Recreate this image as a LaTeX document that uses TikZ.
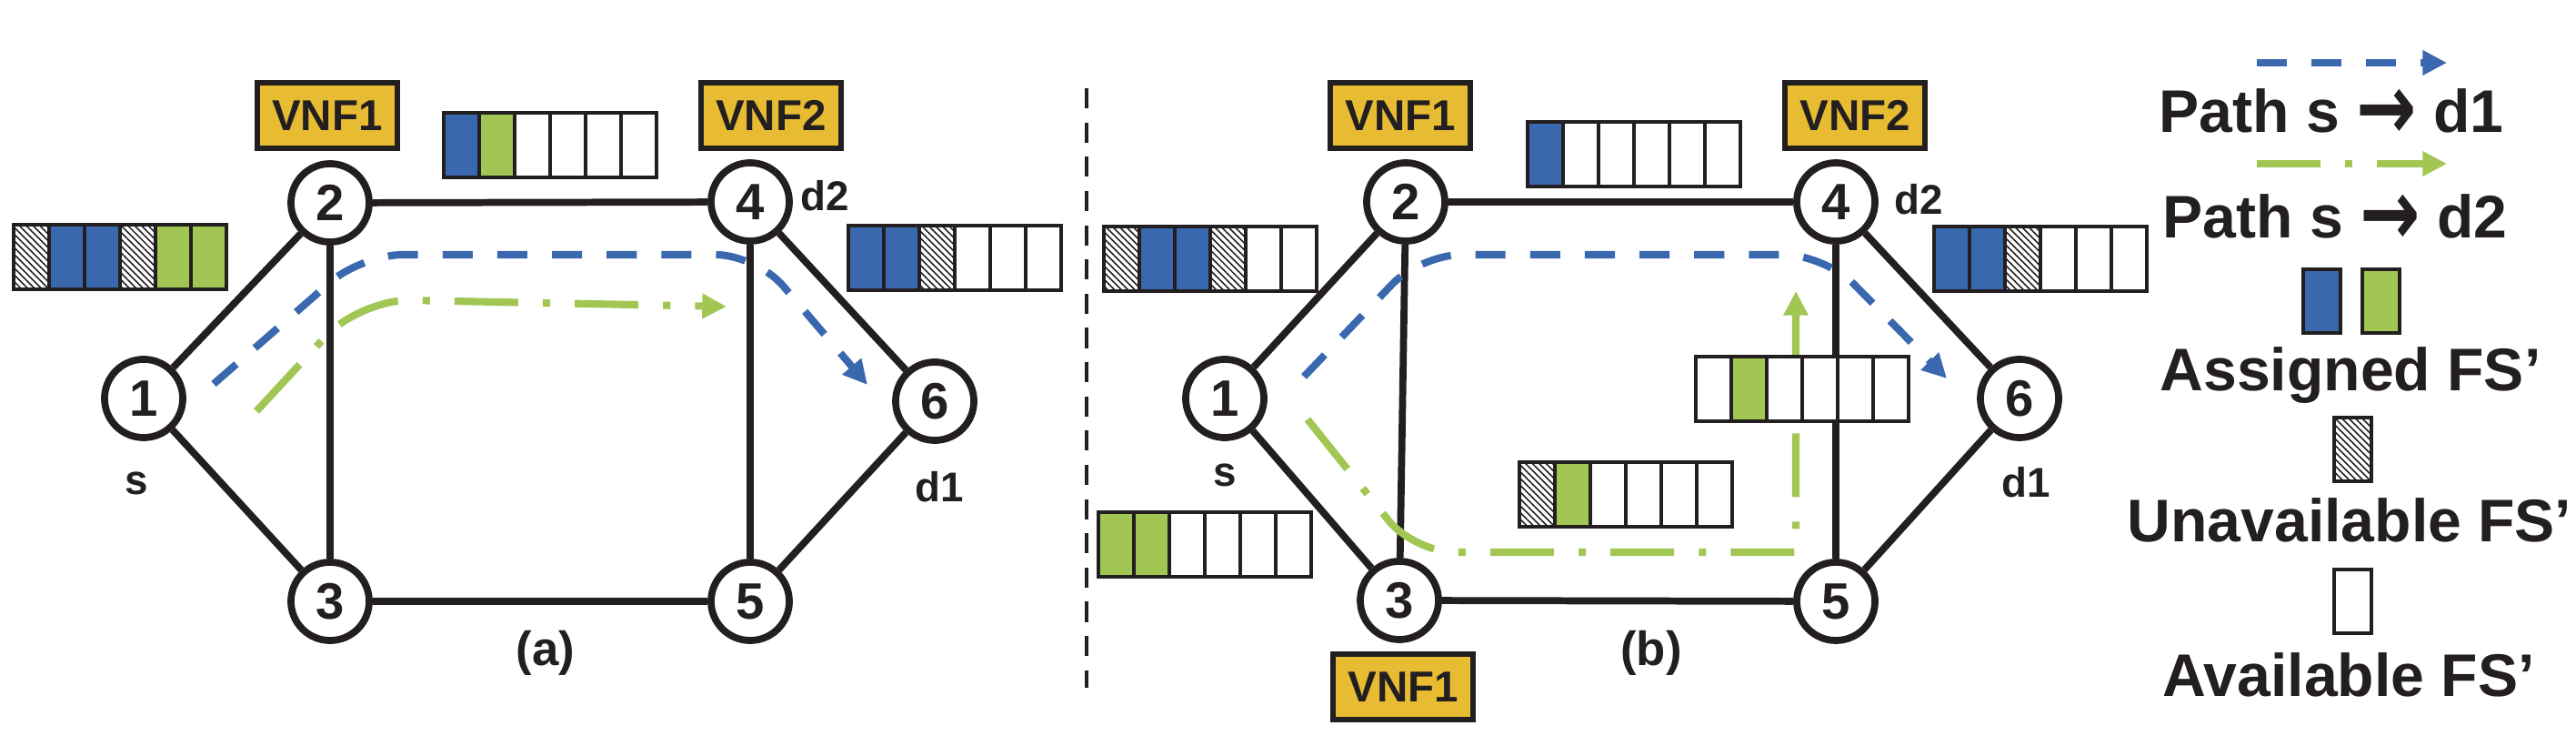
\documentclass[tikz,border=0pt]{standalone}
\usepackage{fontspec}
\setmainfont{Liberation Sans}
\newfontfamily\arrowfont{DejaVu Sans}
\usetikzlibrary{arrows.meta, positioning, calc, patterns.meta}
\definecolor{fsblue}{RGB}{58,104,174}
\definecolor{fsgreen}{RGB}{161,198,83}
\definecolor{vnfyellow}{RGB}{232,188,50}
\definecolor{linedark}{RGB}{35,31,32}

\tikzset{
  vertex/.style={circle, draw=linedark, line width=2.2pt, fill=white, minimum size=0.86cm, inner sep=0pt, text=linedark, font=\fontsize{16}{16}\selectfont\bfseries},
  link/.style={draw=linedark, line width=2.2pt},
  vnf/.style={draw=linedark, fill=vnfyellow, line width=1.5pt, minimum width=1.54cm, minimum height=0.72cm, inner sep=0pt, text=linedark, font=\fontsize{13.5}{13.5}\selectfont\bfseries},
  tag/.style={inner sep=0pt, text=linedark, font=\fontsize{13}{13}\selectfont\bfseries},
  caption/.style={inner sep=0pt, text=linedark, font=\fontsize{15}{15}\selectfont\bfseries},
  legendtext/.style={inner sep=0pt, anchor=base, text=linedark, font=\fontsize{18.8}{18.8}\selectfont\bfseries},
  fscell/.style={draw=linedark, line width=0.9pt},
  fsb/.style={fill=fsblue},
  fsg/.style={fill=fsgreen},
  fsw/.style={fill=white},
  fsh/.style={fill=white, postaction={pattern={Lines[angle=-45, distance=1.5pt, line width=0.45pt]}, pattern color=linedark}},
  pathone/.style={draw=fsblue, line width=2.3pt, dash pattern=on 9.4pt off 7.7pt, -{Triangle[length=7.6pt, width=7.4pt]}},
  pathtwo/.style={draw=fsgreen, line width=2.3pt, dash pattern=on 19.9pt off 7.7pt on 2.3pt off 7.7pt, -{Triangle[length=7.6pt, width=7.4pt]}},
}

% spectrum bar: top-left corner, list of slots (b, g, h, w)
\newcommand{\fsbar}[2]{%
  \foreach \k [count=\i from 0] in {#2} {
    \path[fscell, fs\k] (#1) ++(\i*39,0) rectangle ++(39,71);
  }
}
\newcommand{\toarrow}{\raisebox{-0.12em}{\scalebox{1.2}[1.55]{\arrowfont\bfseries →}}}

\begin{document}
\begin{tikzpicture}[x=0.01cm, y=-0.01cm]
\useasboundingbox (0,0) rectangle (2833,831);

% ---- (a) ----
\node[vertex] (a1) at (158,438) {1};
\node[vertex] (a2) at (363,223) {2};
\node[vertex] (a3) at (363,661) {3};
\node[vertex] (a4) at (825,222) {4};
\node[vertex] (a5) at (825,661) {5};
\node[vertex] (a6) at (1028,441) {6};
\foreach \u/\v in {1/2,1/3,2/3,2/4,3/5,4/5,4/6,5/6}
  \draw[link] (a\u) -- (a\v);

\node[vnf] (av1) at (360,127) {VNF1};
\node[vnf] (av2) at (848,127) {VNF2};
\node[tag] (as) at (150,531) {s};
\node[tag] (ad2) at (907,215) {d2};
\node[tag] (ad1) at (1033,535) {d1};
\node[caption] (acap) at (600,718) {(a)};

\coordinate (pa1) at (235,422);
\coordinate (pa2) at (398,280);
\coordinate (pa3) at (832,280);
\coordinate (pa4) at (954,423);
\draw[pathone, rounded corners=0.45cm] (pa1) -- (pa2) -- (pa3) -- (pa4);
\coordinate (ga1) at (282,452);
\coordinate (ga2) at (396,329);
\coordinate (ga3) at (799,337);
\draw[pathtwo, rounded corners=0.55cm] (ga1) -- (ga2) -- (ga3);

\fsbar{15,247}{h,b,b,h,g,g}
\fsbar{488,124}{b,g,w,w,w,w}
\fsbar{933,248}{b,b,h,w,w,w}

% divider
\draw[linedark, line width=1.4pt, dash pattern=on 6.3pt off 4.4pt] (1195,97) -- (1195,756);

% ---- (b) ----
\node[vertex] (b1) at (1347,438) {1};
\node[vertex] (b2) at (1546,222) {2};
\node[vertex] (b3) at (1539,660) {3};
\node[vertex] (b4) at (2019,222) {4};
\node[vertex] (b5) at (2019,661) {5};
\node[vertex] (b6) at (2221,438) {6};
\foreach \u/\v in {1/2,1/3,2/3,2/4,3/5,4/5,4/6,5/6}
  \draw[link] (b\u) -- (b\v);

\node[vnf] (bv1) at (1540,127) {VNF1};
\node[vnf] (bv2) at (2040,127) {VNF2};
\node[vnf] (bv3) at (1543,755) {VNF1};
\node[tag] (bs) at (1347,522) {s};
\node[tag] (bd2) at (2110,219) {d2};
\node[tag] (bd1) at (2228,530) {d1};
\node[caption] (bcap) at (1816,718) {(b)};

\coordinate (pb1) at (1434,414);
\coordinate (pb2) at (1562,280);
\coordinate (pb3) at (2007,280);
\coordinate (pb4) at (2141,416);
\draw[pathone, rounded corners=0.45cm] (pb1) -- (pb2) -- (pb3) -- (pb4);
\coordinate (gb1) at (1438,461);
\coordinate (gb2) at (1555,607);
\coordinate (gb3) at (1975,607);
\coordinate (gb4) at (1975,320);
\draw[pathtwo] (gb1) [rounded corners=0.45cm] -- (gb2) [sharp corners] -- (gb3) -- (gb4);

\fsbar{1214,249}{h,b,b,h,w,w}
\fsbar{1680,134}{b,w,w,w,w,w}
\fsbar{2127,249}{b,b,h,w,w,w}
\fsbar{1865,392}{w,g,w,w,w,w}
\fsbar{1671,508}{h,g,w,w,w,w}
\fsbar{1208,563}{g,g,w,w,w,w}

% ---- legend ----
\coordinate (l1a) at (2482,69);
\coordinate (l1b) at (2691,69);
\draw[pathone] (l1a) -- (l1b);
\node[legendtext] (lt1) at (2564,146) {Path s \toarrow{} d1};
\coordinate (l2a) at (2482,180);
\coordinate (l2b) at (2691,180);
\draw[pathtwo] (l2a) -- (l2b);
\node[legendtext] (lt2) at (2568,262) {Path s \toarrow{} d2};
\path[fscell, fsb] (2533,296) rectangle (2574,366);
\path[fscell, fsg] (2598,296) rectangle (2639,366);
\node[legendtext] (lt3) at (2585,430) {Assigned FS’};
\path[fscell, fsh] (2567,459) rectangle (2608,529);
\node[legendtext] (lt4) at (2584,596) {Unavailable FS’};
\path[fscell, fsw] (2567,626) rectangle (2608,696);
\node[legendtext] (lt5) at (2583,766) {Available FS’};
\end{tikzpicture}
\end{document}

■ To do ■
Repeat the data above exactly, but not the pictures.

■ Solution for this problem ■
Recreate this image as a LaTeX document that uses TikZ.
\documentclass[tikz,border=0pt]{standalone}
\usepackage{fontspec}
\setmainfont{Liberation Sans}
\newfontfamily\arrowfont{DejaVu Sans}
\usetikzlibrary{arrows.meta, positioning, calc, patterns.meta}
\definecolor{fsblue}{RGB}{58,104,174}
\definecolor{fsgreen}{RGB}{161,198,83}
\definecolor{vnfyellow}{RGB}{232,188,50}
\definecolor{linedark}{RGB}{35,31,32}

\tikzset{
  vertex/.style={circle, draw=linedark, line width=2.2pt, fill=white, minimum size=0.86cm, inner sep=0pt, text=linedark, font=\fontsize{16}{16}\selectfont\bfseries},
  link/.style={draw=linedark, line width=2.2pt},
  vnf/.style={draw=linedark, fill=vnfyellow, line width=1.5pt, minimum width=1.54cm, minimum height=0.72cm, inner sep=0pt, text=linedark, font=\fontsize{13.5}{13.5}\selectfont\bfseries},
  tag/.style={inner sep=0pt, text=linedark, font=\fontsize{13}{13}\selectfont\bfseries},
  caption/.style={inner sep=0pt, text=linedark, font=\fontsize{15}{15}\selectfont\bfseries},
  legendtext/.style={inner sep=0pt, anchor=base, text=linedark, font=\fontsize{18.8}{18.8}\selectfont\bfseries},
  fscell/.style={draw=linedark, line width=0.9pt},
  fsb/.style={fill=fsblue},
  fsg/.style={fill=fsgreen},
  fsw/.style={fill=white},
  fsh/.style={fill=white, postaction={pattern={Lines[angle=-45, distance=1.5pt, line width=0.45pt]}, pattern color=linedark}},
  pathone/.style={draw=fsblue, line width=2.3pt, dash pattern=on 9.4pt off 7.7pt, -{Triangle[length=7.6pt, width=7.4pt]}},
  pathtwo/.style={draw=fsgreen, line width=2.3pt, dash pattern=on 19.9pt off 7.7pt on 2.3pt off 7.7pt, -{Triangle[length=7.6pt, width=7.4pt]}},
}

% spectrum bar: top-left corner, list of slots (b, g, h, w)
\newcommand{\fsbar}[2]{%
  \foreach \k [count=\i from 0] in {#2} {
    \path[fscell, fs\k] (#1) ++(\i*39,0) rectangle ++(39,71);
  }
}
\newcommand{\toarrow}{\raisebox{-0.12em}{\scalebox{1.2}[1.55]{\arrowfont\bfseries →}}}

\begin{document}
\begin{tikzpicture}[x=0.01cm, y=-0.01cm]
\useasboundingbox (0,0) rectangle (2833,831);

% ---- (a) ----
\node[vertex] (a1) at (158,438) {1};
\node[vertex] (a2) at (363,223) {2};
\node[vertex] (a3) at (363,661) {3};
\node[vertex] (a4) at (825,222) {4};
\node[vertex] (a5) at (825,661) {5};
\node[vertex] (a6) at (1028,441) {6};
\foreach \u/\v in {1/2,1/3,2/3,2/4,3/5,4/5,4/6,5/6}
  \draw[link] (a\u) -- (a\v);

\node[vnf] (av1) at (360,127) {VNF1};
\node[vnf] (av2) at (848,127) {VNF2};
\node[tag] (as) at (150,531) {s};
\node[tag] (ad2) at (907,215) {d2};
\node[tag] (ad1) at (1033,535) {d1};
\node[caption] (acap) at (600,718) {(a)};

\coordinate (pa1) at (235,422);
\coordinate (pa2) at (398,280);
\coordinate (pa3) at (832,280);
\coordinate (pa4) at (954,423);
\draw[pathone, rounded corners=0.45cm] (pa1) -- (pa2) -- (pa3) -- (pa4);
\coordinate (ga1) at (282,452);
\coordinate (ga2) at (396,329);
\coordinate (ga3) at (799,337);
\draw[pathtwo, rounded corners=0.55cm] (ga1) -- (ga2) -- (ga3);

\fsbar{15,247}{h,b,b,h,g,g}
\fsbar{488,124}{b,g,w,w,w,w}
\fsbar{933,248}{b,b,h,w,w,w}

% divider
\draw[linedark, line width=1.4pt, dash pattern=on 6.3pt off 4.4pt] (1195,97) -- (1195,756);

% ---- (b) ----
\node[vertex] (b1) at (1347,438) {1};
\node[vertex] (b2) at (1546,222) {2};
\node[vertex] (b3) at (1539,660) {3};
\node[vertex] (b4) at (2019,222) {4};
\node[vertex] (b5) at (2019,661) {5};
\node[vertex] (b6) at (2221,438) {6};
\foreach \u/\v in {1/2,1/3,2/3,2/4,3/5,4/5,4/6,5/6}
  \draw[link] (b\u) -- (b\v);

\node[vnf] (bv1) at (1540,127) {VNF1};
\node[vnf] (bv2) at (2040,127) {VNF2};
\node[vnf] (bv3) at (1543,755) {VNF1};
\node[tag] (bs) at (1347,522) {s};
\node[tag] (bd2) at (2110,219) {d2};
\node[tag] (bd1) at (2228,530) {d1};
\node[caption] (bcap) at (1816,718) {(b)};

\coordinate (pb1) at (1434,414);
\coordinate (pb2) at (1562,280);
\coordinate (pb3) at (2007,280);
\coordinate (pb4) at (2141,416);
\draw[pathone, rounded corners=0.45cm] (pb1) -- (pb2) -- (pb3) -- (pb4);
\coordinate (gb1) at (1438,461);
\coordinate (gb2) at (1555,607);
\coordinate (gb3) at (1975,607);
\coordinate (gb4) at (1975,320);
\draw[pathtwo] (gb1) [rounded corners=0.45cm] -- (gb2) [sharp corners] -- (gb3) -- (gb4);

\fsbar{1214,249}{h,b,b,h,w,w}
\fsbar{1680,134}{b,w,w,w,w,w}
\fsbar{2127,249}{b,b,h,w,w,w}
\fsbar{1865,392}{w,g,w,w,w,w}
\fsbar{1671,508}{h,g,w,w,w,w}
\fsbar{1208,563}{g,g,w,w,w,w}

% ---- legend ----
\coordinate (l1a) at (2482,69);
\coordinate (l1b) at (2691,69);
\draw[pathone] (l1a) -- (l1b);
\node[legendtext] (lt1) at (2564,146) {Path s \toarrow{} d1};
\coordinate (l2a) at (2482,180);
\coordinate (l2b) at (2691,180);
\draw[pathtwo] (l2a) -- (l2b);
\node[legendtext] (lt2) at (2568,262) {Path s \toarrow{} d2};
\path[fscell, fsb] (2533,296) rectangle (2574,366);
\path[fscell, fsg] (2598,296) rectangle (2639,366);
\node[legendtext] (lt3) at (2585,430) {Assigned FS’};
\path[fscell, fsh] (2567,459) rectangle (2608,529);
\node[legendtext] (lt4) at (2584,596) {Unavailable FS’};
\path[fscell, fsw] (2567,626) rectangle (2608,696);
\node[legendtext] (lt5) at (2583,766) {Available FS’};
\end{tikzpicture}
\end{document}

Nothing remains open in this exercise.